Held at Antwerp’s Sportpaleis – which has outsold New York’s Madison Square Garden in recent years – Natalia Meets Anastacia saw front of house engineer Erik Loots use a DiGiCo SD7. And as a longtime DiGiCo user, he had no doubt that it was the right choice: ‘I’ve been using DiGiCo consoles since the very beginning, in fact even before DiGiCo existed,’ he says. ‘For the sound design of the musical Tintin, the Suntempel I specified a Soundtracks DPC-II console as the main FOH desk.’
The first Natalia Meets… shows were staged in 2006, when the Flemish chanteuse teamed up with the Pointer Sisters for ten concerts that pulled in 130,000 people. Two years later, six shows with En Vogue and Shaggy were another huge hit and the latest instalment proved equally big pull.
Loots used the SD7 with one stage rack connected via Madi on Madi-port 1. This provided 56 inputs from stage and 12 outputs. He had another ten inputs on Madi-port 2 and was also using all the console’s local analogue and digital inputs and outputs for outboard equipment, local recording and system outputs to a drive rack.
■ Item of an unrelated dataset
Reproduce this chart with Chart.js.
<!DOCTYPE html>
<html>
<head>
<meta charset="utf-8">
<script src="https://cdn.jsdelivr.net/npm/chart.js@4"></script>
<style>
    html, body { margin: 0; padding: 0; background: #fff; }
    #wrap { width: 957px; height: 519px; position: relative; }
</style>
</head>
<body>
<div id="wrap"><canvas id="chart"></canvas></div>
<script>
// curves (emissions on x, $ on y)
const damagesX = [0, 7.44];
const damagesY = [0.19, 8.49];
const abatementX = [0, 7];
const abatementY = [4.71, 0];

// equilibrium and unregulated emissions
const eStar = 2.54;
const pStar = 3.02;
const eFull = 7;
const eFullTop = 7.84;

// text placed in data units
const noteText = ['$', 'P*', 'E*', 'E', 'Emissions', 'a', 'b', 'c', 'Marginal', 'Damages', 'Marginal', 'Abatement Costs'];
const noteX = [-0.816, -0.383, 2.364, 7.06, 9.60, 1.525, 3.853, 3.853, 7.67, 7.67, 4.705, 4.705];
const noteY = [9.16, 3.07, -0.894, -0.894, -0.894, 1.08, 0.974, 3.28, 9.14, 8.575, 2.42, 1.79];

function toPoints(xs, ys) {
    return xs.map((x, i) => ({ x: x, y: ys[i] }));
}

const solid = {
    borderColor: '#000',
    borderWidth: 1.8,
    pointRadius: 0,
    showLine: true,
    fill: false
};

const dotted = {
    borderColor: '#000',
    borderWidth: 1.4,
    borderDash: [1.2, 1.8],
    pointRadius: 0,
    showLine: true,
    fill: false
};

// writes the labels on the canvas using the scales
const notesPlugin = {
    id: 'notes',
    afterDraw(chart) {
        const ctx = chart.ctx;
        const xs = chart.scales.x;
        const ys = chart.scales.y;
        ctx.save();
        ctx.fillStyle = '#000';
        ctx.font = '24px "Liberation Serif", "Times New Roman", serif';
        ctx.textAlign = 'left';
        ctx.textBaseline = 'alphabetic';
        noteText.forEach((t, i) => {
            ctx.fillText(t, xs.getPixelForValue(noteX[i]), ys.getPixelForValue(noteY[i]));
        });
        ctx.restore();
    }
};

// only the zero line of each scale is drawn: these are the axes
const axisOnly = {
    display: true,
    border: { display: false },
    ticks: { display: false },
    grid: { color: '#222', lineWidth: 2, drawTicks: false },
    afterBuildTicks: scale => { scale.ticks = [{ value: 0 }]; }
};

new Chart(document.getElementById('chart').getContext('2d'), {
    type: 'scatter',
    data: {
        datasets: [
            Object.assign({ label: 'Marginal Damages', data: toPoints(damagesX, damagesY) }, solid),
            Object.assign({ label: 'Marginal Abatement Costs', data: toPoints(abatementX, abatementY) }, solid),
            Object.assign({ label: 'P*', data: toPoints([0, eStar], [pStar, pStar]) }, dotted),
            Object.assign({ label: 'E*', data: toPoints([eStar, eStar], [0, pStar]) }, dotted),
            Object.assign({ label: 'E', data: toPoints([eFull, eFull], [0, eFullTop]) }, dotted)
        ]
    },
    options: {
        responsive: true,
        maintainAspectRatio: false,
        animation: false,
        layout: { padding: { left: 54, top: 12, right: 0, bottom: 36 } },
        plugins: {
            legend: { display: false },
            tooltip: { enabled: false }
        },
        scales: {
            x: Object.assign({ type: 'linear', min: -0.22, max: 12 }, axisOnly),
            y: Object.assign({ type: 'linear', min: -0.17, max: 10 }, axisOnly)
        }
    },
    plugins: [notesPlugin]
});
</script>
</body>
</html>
Further connections were made to another mini rack, connected to Madi-Port 3. Here 16 analogue inputs and outputs were used for outboard processing.
Meanwhile, a DiGiCo D5 was at the monitor position, with its own local rack utilising 56 inputs and 40 outputs for both wedges and in-ear monitors.
Promoted by a duet single ‘Burning Star’, which Natalia and Anastacia released in September 2010 to promote the shows, the sell-out gigs were a huge success. ‘I’ve used every DiGiCo console and they have never let me down,’ says Loots. ‘They are very user-friendly, sound great, offer a lot of flexibility and easily adapt to any kind of show.
‘The SD7 has many great features,’ he continues. ‘I really like the dynamic equaliser and I do a full multitrack recording of every gig for virtual sound checking, which is incredibly useful on a show of this size.’